Gaspa90 commented 6 years ago

Last part is not needed. You should only need to copy the cudnn64_7.dll into your C:\Program Files\NVIDIA GPU Computing Toolkit\CUDA\v9.0\bin

it is there.

What gpu are you trying to train on btw?

gtx980. this is the output i get from executing device_query from CUDA device query

in theory there could be memory pressures

yesterday i tried to limit GPU usage on the scripts to 30% and batch size to 32 and it correctly does not allocate more than that so it cant be.

Do you have other cuda sdks installed?

I indeed do, I am using 8.0 and cudnn 6 on a separate environment, Nvidia ensures those can coexist togheter. It doesn't seem to me that there is a conflict on path variables: path1 Next one shows PATH entries: path2

Unfortunately i don't have more informations on the logs than thoseI initially posted. The crash is that ue4 stops working: crash

getnamo commented 6 years ago

I'm able to replicate this issue on my laptop, will let you know what I find out when I have a solution.

Gaspa90 commented 6 years ago

I'm able to replicate this issue on my laptop

I have found the root of my problem, don't know how you replicated the problem on your laptop!
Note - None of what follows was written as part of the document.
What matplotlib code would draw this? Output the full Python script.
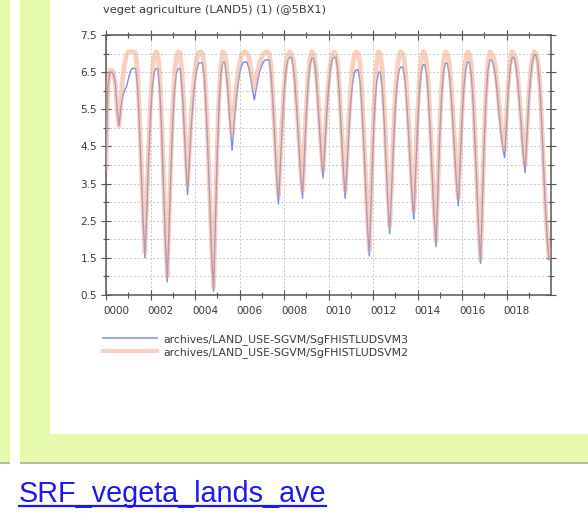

I changed mnistKerasCNN and mnistSimple to be executed in jupiter notbooks on my anaconda environment (where i have cuda 8 and cudnn6) and they work fine. Moreover if I try to insert convolutional layers in mnistSimple it causes UE4 to crash as well.

Performing a clean installation of the latest graphic driver solved my issue, apparently the version I had was working on cuda 8 / cudnn6 but not on cuda 9 / cudnn7.

getnamo commented 6 years ago

For some reason my laptop is crashing in a very similar manner, I'm going to try to clean up the dependencies/drivers to resolve it like you did.